Scientific classification
- Kingdom: Animalia
- Phylum: Chordata
- Class: Chondrichthyes
- Subclass: Elasmobranchii
- Division: Selachii
- Order: Squaliformes
- Family: Centrophoridae
- Genus: Centrophorus
- Species: C. moluccensis
- Binomial name: Centrophorus moluccensis (Bleeker, 1860)

= Smallfin gulper shark =

- Genus: Centrophorus
- Species: moluccensis
- Authority: (Bleeker, 1860)
- Conservation status: VU

Species of shark

The smallfin gulper shark or endeavour dogfish, (Centrophorus moluccensis) is a medium-sized deepwater dogfish in the family Centrophoridae.

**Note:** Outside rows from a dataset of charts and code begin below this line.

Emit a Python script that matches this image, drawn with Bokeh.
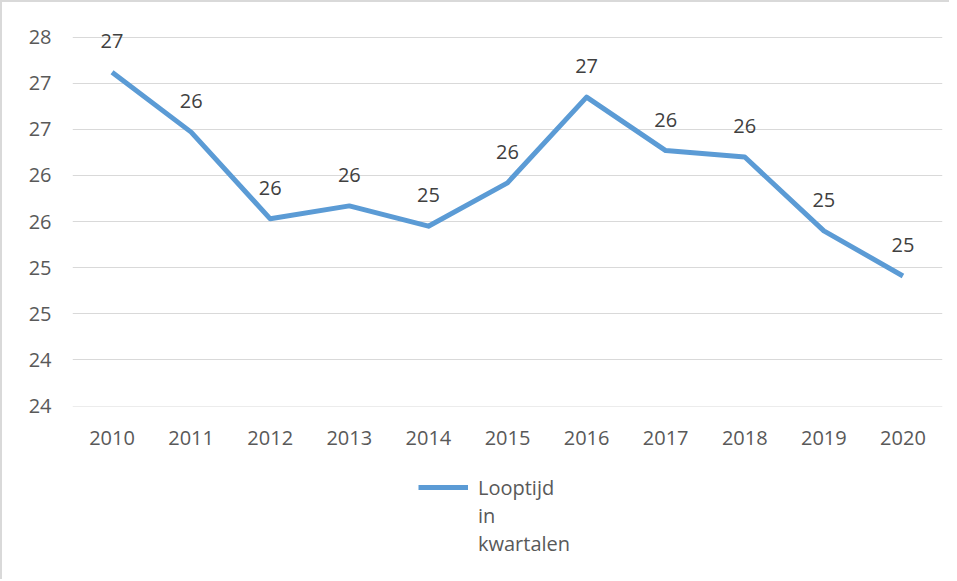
from bokeh.plotting import figure
from bokeh.layouts import column
from bokeh.models import (FactorRange, Range1d, FixedTicker, Legend, LegendItem,
                          ColumnDataSource)
from bokeh.core.properties import value
from bokeh.embed import file_html
from bokeh.resources import INLINE

years = ["2010", "2011", "2012", "2013", "2014", "2015",
         "2016", "2017", "2018", "2019", "2020"]
looptijd = [27.12, 26.47, 25.53, 25.67, 25.45, 25.92,
            26.85, 26.27, 26.20, 25.40, 24.91]
y_ticks = [23.5, 24.0, 24.5, 25.0, 25.5, 26.0, 26.5, 27.0, 27.5]
series_label_lines = ["Looptijd", "in", "kwartalen"]

FONT = "Open Sans"
LINE_COLOR = "#5b9bd5"
labels = [str(int(v + 0.5)) for v in looptijd]
src = ColumnDataSource(dict(year=years, val=looptijd, lab=labels))

p = figure(x_range=FactorRange(*years), y_range=Range1d(23.495, 27.702),
           frame_width=868, frame_height=386, output_backend="svg",
           toolbar_location=None,
           min_border_left=70, min_border_right=9, min_border_top=16,
           min_border_bottom=60)
p.styles = {"border-top": "2px solid #d9d9d9", "border-left": "2px solid #d9d9d9"}
p.outline_line_color = None
p.x_range.range_padding = 0
p.xgrid.grid_line_color = None
p.ygrid.grid_line_color = "#d9d9d9"
p.ygrid.grid_line_width = 1

p.yaxis.ticker = FixedTicker(ticks=y_ticks)
p.yaxis.major_label_overrides = {t: str(int(t + 0.5)) for t in y_ticks}
for ax in (p.xaxis, p.yaxis):
    ax.axis_line_color = None
    ax.major_tick_line_color = None
    ax.minor_tick_line_color = None
    ax.major_tick_out = 0
    ax.major_tick_in = 0
    ax.major_label_text_font = FONT
    ax.major_label_text_font_size = "20px"
    ax.major_label_text_color = "#595959"
p.yaxis.major_label_standoff = 21
p.xaxis.major_label_standoff = 24

p.line(x="year", y="val", source=src, line_color=LINE_COLOR,
       line_width=5, line_join="round")
p.text(x="year", y="val", text="lab", source=src, y_offset=-31,
       text_align="center", text_baseline="middle", text_font_size="20px",
       text_color="#404040", text_font=value(FONT))

# legend strip below the chart
p2 = figure(width=947, height=115, x_range=Range1d(0, 1), y_range=Range1d(0, 1),
            output_backend="svg", toolbar_location=None,
            x_axis_location=None, y_axis_location=None,
            min_border=0)
p2.styles = {"border-left": "2px solid #d9d9d9"}
p2.outline_line_color = None
p2.grid.grid_line_color = None
nan = float("nan")
sample = p2.line(x=[nan], y=[nan], line_color=LINE_COLOR, line_width=5)
blank = p2.line(x=[nan], y=[nan], line_color=LINE_COLOR, line_alpha=0)
items = [LegendItem(label=series_label_lines[0], renderers=[sample])]
items += [LegendItem(label=t, renderers=[blank]) for t in series_label_lines[1:]]
legend = Legend(items=items,
                location=(346, 22), orientation="vertical",
                padding=0, margin=0, spacing=0, glyph_width=50, glyph_height=28,
                label_height=28, label_standoff=10, label_text_font=FONT,
                label_text_font_size="20px", label_text_color="#595959",
                border_line_color=None, background_fill_alpha=0)
p2.add_layout(legend, "center")

open("out.html", "w").write(file_html(column(p, p2, spacing=0), INLINE))
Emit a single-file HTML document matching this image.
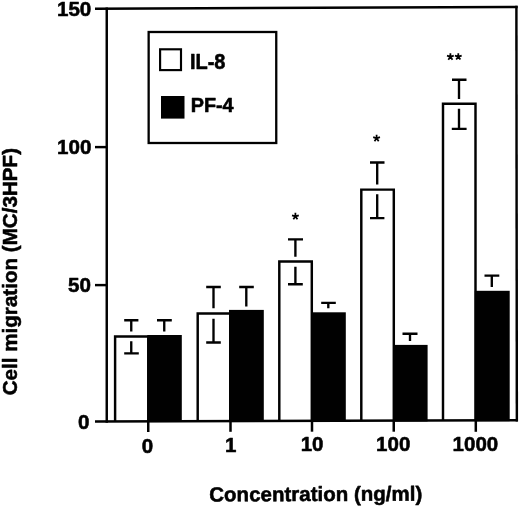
<!DOCTYPE html>
<html>
<head>
<meta charset="utf-8">
<style>
html,body{margin:0;padding:0;background:#fff;}
body{width:520px;height:507px;overflow:hidden;}
svg{display:block;opacity:0.999;will-change:transform;}
text{font-family:"Liberation Sans",sans-serif;font-weight:bold;fill:#000;stroke:#000;stroke-width:0.55;stroke-linejoin:round;}
</style>
</head>
<body>
<svg width="520" height="507" viewBox="0 0 520 507">
<rect x="0" y="0" width="520" height="507" fill="#fff"/>



<!-- white bars (IL-8) -->
<g stroke="#000" stroke-width="2.45" fill="#fff">
  <path d="M115.1 421.4 V336.4 H148.3 V421.4"/>
  <path d="M197.7 421.2 V313.5 H230.5 V421.2"/>
  <path d="M279.3 420.9 V261.4 H311.8 V420.9"/>
  <path d="M361.3 420.7 V189.6 H393.8 V420.7"/>
  <path d="M443 420.5 V103.8 H475.5 V420.5"/>
</g>

<!-- black bars (PF-4) -->
<g fill="#000">
  <rect x="147.3" y="335" width="34.5" height="87"/>
  <rect x="229" y="309.9" width="34.8" height="112.0"/>
  <rect x="311.2" y="312.3" width="34.6" height="109.3"/>
  <rect x="393.0" y="344.9" width="34.6" height="76.5"/>
  <rect x="474.8" y="290.8" width="34.9" height="130.4"/>
</g>

<!-- frame -->
<g stroke="#000" stroke-width="2.45" fill="none" stroke-linecap="butt">
  <line x1="95" y1="8.7" x2="517.7" y2="7.0"/>
  <line x1="95" y1="421.4" x2="517.8" y2="420.2"/>
  <line x1="106.75" y1="7.4" x2="106.75" y2="422.7"/>
  <line x1="516.4" y1="5.8" x2="516.85" y2="421.5"/>
  <line x1="95" y1="147.1" x2="106.75" y2="147.1"/>
  <line x1="95" y1="285.1" x2="106.75" y2="285.1"/>
</g>

<!-- x ticks -->
<g stroke="#000" stroke-width="2.5" fill="none">
  <line x1="148.25" y1="421" x2="148.25" y2="432"/>
  <line x1="230.5" y1="421" x2="230.5" y2="431.8"/>
  <line x1="312" y1="420.6" x2="312" y2="431.7"/>
  <line x1="393.75" y1="420.4" x2="393.75" y2="431.7"/>
  <line x1="475.8" y1="420.2" x2="475.8" y2="431.8"/>
</g>

<!-- error bars -->
<g stroke="#000" stroke-width="2.35" fill="none">
  <!-- G0 IL-8 -->
  <path d="M124.2 320.2 H138.4 M131.25 320.2 V331.5 M131.25 341.3 V353.3 M124.2 353.3 H138.8"/>
  <!-- G0 PF-4 -->
  <path d="M157 320.2 H171.8 M164.25 320.2 V331.5"/>
  <!-- G1 IL-8 -->
  <path d="M206.2 287 H220.8 M213.5 287 V308.3 M213.5 318.7 V342.5 M206.2 342.5 H220.8"/>
  <!-- G1 PF-4 -->
  <path d="M239.2 287 H253.8 M246.3 287 V306.6"/>
  <!-- G2 IL-8 -->
  <path d="M288 239.4 H303 M295.4 239.4 V256.8 M295.4 266.8 V284.2 M288 284.2 H302.8"/>
  <!-- G2 PF-4 -->
  <path d="M321.2 302.8 H335.8 M328.3 302.8 V308.2"/>
  <!-- G3 IL-8 -->
  <path d="M370 162.5 H384.5 M377.2 162.5 V184.6 M377.2 194.2 V218.1 M370 218.1 H384.4"/>
  <!-- G3 PF-4 -->
  <path d="M402.5 333.7 H417.5 M410 333.7 V340.9"/>
  <!-- G4 IL-8 -->
  <path d="M452 79.7 H466.5 M459 79.7 V98.9 M459 108.7 V128.9 M451.8 128.9 H466.6"/>
  <!-- G4 PF-4 -->
  <path d="M484.5 275.6 H499.3 M491.8 275.6 V287"/>
</g>

<!-- legend -->
<rect x="148.65" y="32.0" width="127.6" height="111.0" fill="#fff" stroke="#000" stroke-width="2.3"/>
<rect x="160.1" y="49.3" width="20.9" height="20.8" fill="#fff" stroke="#000" stroke-width="2.15"/>
<rect x="161" y="96" width="23.5" height="22.6" fill="#000"/>
<text transform="translate(189.9,68.85) scale(0.975,1.04)" font-size="20.5">IL-8</text>
<text transform="translate(190.7,112.2) scale(0.985,1.015)" font-size="20.1">PF-4</text>

<!-- y tick labels -->
<text x="91.3" y="16.3" font-size="20.6" text-anchor="end">150</text>
<text x="91.4" y="153.8" font-size="20.6" text-anchor="end">100</text>
<text x="91.0" y="292.3" font-size="20.6" text-anchor="end">50</text>
<text x="89.4" y="428.6" font-size="20.6" text-anchor="end">0</text>

<!-- x tick labels -->
<text x="147.4" y="452.6" font-size="20.5" text-anchor="middle">0</text>
<text x="230.6" y="451.9" font-size="20.5" text-anchor="middle">1</text>
<text x="312.1" y="451.2" font-size="20.5" text-anchor="middle">10</text>
<text x="393.2" y="451.3" font-size="20.5" text-anchor="middle">100</text>
<text x="475.4" y="451.3" font-size="20.5" text-anchor="middle">1000</text>

<!-- stars -->
<g stroke="#000" stroke-width="1.75" fill="none" stroke-linecap="butt">
  <path d="M295.40 216.40 L295.40 212.85 M295.40 216.40 L298.78 215.30 M295.40 216.40 L297.49 219.27 M295.40 216.40 L293.31 219.27 M295.40 216.40 L292.02 215.30"/>
  <path d="M376.60 138.30 L376.60 134.75 M376.60 138.30 L379.98 137.20 M376.60 138.30 L378.69 141.17 M376.60 138.30 L374.51 141.17 M376.60 138.30 L373.22 137.20"/>
  <path d="M450.40 56.80 L450.40 53.25 M450.40 56.80 L453.78 55.70 M450.40 56.80 L452.49 59.67 M450.40 56.80 L448.31 59.67 M450.40 56.80 L447.02 55.70"/>
  <path d="M458.30 56.70 L458.30 53.15 M458.30 56.70 L461.68 55.60 M458.30 56.70 L460.39 59.57 M458.30 56.70 L456.21 59.57 M458.30 56.70 L454.92 55.60"/>
</g>

<!-- axis titles -->
<text x="209.3" y="501.4" font-size="20.5" transform="rotate(-0.2 209.3 501.4)">Concentration (ng/ml)</text>
<text transform="translate(16.9,395.3) rotate(-90)" font-size="20.62">Cell migration (MC/3HPF)</text>
</svg>
</body>
</html>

==Physical characteristics==
The smallfin gulper has no anal fin, two dorsal fins with spines, long free rear tips on pectoral fins, and a deeply notched caudal fin. Its maximum length is 98 cm.

==Distribution==
The smallfin gulper is found in the western Indian Ocean off South Africa and Mozambique, and the western Pacific off Honshū, Japan, Indonesia, New Hebrides, New Caledonia, and Australia. The Australian populations are regarded as near threatened in the Eastern and least concern in the Western populations.

==Habits and habitat==
Smallfin gulpers are common deepwater sharks. They live near the bottom between 130 m and 820 m. They are ovoviviparous and have two pups per litter. Their diets are primarily bony fish, but also other sharks, molluscs, crustaceans, and even tunicates are consumed.